The contention is that Smith had constructive possession of the money before it left the State of Kansas because it is said the victim thought he was under arrest. The trouble with this contention is that it is not sustained by the facts and circumstances. While it will not, as a matter of law, affect the verdict in this case it is, we think, worthy of passing note that the jury found the defendant not guilty on the kidnaping charge. This was based on the very evidence which the government now contends proved that the $5,000 was in Smith's constructive possession. Waters testified to a former similar experience in which an unknown man representing himself as a policeman convinced Waters that he was charged with a very offensive sex crime.

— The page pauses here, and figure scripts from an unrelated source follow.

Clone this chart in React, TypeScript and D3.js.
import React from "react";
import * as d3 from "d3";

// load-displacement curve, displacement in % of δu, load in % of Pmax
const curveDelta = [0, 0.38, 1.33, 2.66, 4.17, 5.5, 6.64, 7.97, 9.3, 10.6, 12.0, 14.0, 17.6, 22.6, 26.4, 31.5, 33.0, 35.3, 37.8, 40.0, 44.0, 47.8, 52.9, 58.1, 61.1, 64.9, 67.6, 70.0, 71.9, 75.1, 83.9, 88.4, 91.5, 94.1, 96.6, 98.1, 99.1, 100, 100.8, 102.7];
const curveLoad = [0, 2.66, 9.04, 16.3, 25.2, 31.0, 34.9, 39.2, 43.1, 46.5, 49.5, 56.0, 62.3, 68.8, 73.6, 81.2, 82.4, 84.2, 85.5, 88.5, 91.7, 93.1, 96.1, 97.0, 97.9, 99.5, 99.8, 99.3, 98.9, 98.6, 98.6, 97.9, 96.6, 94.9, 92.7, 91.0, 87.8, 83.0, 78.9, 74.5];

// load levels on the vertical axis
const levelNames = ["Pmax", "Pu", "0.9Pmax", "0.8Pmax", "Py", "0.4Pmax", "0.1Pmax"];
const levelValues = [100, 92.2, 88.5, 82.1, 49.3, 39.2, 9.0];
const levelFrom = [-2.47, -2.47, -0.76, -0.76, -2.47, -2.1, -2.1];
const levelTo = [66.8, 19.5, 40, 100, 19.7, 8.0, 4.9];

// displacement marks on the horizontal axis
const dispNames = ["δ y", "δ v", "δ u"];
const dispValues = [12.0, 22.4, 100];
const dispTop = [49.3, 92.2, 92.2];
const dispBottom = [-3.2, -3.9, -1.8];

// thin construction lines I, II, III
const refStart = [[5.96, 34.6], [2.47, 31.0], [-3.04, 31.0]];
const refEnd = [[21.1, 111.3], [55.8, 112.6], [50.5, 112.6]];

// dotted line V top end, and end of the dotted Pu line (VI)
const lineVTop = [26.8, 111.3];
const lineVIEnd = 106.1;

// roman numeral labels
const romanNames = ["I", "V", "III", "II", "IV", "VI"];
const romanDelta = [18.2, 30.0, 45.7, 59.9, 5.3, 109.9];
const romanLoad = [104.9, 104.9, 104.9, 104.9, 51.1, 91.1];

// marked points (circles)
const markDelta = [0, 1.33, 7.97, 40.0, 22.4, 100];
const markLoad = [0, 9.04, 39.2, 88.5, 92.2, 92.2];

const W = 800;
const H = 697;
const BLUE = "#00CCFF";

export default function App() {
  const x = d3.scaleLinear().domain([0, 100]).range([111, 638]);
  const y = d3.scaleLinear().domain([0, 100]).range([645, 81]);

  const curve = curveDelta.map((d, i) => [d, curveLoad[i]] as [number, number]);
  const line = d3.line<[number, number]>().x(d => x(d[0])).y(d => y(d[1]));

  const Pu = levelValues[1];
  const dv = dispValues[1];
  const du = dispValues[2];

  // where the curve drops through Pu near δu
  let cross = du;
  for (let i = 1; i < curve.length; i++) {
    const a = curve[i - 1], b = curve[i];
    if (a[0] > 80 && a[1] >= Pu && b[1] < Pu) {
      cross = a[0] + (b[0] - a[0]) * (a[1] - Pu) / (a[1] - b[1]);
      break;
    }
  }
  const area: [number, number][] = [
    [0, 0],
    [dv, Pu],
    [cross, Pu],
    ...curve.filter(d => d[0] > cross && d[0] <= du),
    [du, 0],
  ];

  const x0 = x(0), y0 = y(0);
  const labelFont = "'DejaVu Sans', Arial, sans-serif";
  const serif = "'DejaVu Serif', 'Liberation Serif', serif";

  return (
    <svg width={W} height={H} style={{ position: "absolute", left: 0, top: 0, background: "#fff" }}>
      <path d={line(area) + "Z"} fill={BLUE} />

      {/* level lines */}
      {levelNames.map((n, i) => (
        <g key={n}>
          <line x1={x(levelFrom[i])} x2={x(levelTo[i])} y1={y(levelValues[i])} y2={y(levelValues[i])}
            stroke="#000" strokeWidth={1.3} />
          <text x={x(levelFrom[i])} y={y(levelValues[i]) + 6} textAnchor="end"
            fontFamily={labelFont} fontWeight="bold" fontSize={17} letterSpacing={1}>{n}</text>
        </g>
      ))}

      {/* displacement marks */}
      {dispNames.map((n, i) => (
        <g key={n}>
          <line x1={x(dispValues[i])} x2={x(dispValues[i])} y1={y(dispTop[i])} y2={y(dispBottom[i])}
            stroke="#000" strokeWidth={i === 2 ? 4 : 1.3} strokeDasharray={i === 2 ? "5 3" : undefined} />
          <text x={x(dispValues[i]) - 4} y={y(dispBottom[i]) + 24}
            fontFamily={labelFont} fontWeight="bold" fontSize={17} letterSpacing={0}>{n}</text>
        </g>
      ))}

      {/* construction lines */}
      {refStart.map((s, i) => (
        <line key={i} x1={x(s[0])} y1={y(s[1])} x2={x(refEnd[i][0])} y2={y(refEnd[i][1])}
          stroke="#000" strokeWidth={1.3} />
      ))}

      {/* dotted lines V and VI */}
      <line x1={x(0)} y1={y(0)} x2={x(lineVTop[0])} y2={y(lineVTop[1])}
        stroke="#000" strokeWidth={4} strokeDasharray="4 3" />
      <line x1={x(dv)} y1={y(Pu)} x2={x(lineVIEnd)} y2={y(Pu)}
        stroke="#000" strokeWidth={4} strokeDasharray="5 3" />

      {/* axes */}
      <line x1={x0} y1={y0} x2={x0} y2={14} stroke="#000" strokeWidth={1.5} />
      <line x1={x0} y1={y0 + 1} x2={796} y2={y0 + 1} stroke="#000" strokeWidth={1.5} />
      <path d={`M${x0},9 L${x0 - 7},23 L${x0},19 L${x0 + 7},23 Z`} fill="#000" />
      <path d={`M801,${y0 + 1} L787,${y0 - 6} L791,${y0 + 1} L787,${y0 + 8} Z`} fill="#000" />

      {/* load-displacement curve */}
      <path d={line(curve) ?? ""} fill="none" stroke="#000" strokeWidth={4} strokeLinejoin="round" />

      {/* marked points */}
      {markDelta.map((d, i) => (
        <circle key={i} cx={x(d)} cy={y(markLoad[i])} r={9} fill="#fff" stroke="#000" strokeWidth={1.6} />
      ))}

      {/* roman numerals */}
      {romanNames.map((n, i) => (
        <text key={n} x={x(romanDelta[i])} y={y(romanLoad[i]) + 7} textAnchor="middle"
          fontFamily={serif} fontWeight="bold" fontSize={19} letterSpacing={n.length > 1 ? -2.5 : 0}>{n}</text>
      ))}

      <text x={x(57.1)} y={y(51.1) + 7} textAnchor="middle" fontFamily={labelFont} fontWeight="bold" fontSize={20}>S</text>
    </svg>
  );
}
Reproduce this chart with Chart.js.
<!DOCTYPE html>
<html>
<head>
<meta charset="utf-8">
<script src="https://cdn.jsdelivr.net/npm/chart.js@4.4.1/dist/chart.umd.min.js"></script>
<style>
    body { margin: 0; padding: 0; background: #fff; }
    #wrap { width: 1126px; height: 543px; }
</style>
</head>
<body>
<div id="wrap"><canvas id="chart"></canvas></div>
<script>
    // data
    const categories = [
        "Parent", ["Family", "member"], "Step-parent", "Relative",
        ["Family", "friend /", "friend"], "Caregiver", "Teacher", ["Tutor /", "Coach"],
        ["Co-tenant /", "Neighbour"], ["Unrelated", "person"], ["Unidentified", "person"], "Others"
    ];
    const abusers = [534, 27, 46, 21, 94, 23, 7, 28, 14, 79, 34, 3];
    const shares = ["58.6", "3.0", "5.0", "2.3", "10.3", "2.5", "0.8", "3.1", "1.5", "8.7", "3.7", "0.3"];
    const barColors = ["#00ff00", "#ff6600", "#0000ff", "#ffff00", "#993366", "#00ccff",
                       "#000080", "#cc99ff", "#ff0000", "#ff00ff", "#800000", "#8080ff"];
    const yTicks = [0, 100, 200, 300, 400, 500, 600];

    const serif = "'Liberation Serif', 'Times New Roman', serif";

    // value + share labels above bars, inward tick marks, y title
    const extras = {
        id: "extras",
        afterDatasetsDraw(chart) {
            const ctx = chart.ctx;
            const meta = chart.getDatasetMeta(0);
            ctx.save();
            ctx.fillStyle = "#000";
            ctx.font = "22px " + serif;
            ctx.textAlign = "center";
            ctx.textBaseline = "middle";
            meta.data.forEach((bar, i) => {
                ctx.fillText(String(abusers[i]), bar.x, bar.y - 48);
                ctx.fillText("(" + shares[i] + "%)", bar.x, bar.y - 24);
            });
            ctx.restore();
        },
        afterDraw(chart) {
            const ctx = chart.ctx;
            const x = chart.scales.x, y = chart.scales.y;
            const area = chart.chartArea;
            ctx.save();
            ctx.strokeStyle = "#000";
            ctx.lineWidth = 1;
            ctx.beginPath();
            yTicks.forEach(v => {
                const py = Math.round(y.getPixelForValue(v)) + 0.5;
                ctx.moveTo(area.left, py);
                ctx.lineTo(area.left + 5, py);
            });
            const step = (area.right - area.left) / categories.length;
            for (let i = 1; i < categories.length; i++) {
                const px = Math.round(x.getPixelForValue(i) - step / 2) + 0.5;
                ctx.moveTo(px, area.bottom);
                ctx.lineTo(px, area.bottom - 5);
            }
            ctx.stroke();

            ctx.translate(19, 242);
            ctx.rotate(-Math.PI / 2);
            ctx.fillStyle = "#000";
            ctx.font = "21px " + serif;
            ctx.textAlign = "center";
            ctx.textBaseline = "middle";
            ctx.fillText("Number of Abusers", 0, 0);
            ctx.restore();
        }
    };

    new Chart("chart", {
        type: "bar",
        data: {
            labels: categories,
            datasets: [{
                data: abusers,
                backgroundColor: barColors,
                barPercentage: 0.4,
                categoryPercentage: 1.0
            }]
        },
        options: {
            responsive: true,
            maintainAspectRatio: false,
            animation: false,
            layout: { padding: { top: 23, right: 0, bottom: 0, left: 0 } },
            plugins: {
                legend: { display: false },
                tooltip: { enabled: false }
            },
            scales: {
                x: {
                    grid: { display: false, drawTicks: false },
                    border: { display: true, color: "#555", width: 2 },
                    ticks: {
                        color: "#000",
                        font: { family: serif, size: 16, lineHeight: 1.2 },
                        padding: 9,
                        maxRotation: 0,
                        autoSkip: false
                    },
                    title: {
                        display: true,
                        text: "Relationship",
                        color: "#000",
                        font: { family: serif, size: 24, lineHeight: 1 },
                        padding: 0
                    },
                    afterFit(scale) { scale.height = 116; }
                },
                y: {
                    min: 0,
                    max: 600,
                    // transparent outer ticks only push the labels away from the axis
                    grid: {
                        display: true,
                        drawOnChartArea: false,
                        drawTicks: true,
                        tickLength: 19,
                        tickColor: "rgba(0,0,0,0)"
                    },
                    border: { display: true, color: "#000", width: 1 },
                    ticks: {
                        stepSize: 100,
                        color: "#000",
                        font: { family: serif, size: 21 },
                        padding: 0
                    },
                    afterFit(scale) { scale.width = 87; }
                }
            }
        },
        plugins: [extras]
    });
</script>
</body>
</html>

As in the instant case he was induced to put up $5,000 either as bail or 'hush money' on the assurance that this would, in effect, quash the proceeding and preserve his good name. In the instant case it was represented that the first undertaking had been 'mishandled' and that the matter was again threatening and would be revived unless Waters posted $5,000 presumably as bail. Apparently Waters was thoroughly convinced that this was the situation and he was anxious to correct the bungling of the procedure and preserve his good name. After being so convinced there is nothing to indicate that he did not cooperate in the alleged effort and he was apparently anxious to accomplish the alleged purpose of the enterprise. In furtherance of the project he went to the nearby schoolhouse where his wife was employed and secured a key to his safety deposit box. He secured the money as hereinbefore related and his purpose was personally to post it as bail and he accompanied Smith and the defendant with that purpose in view and with the money in his possession. No one touched this money except Waters until after it had been transported in interstate commerce. When they arrived at the Jackson County court house in Kansas City, Missouri, Smith, who was riding in the back seat, asked where the money was. Manifestly, he did not have it but Waters had it, picked it up and Smith took it from his hand and then for the first time Waters learned that Smith, not Waters, would post the money. In United States v. Mercer, supra, the facts in many respects are like those in the instant case. There it was claimed that there was constructive possession of the money when it was transported. In the course of the opinion it is said (133 F.Supp. 292):
'The failure of the government's proof under count four is that Mrs. Rebhan's money had not been taken from her by fraud until she turned it over to the defendants in Phoenix, after the interstate transportation of the money as charged in the indictment was completed. As this Court reads Section 2314, an offense is not committed under that section unless there is an interstate transportation of money which has been stolen, converted or taken by fraud. * * *
'The government does not seriously dispute the requirement that the money must have been taken by fraud at the time of its transportation interstate; the government does contend that the taking of Mrs. Rebhan's money by fraud occurred when she left Phoenix to go to San Francisco to get her money, or at least that the taking occurred when Mrs. Rebhan took possession of her money in San Francisco before taking it to Phoenix. In other words, the government contends that the defendants used Mrs. Rebhan as an agent to take her money from herself by fraud. Such a theory is not persuasive. Nor has the government cited this Court to any precedent for its contention. It is obvious that although Mrs. Rebhan acted under the influence of the defendants' fraudulent misrepresentations when she travelled to San Francisco to get her money, nevertheless she had complete dominion and control of her money until she handed it over to the defendants in Phoenix. At any time during her trip from San Francisco to Phoenix with the money, Mrs. Rebhan could have changed her mind about entrusting the defendants with her money. The government's evidence establishes that Mrs. Rebhan's money had not been taken by fraud until after the interstate transportation alleged in the indictment had concluded.'
In the instant case we think there is no escape from the conclusion that the 'money had not been taken by fraud until after the interstate transportation alleged in the indictment had concluded'. It may well be that the defendant is subject to prosecution for the larceny of this money so taken from Waters in Jackson County, Missouri but, as we have already noted, the gist of the offense charged in this indictment is the transportation in interstate commerce.
Having reached the conclusion that the $5,000 in the instant case had not been stolen until after it had been transported in interstate commerce we pretermit consideration of the other contentions urged by defendant on this appeal. The judgment appealed from is therefore reversed with directions to enter judgment of acquittal on count two of the indictment.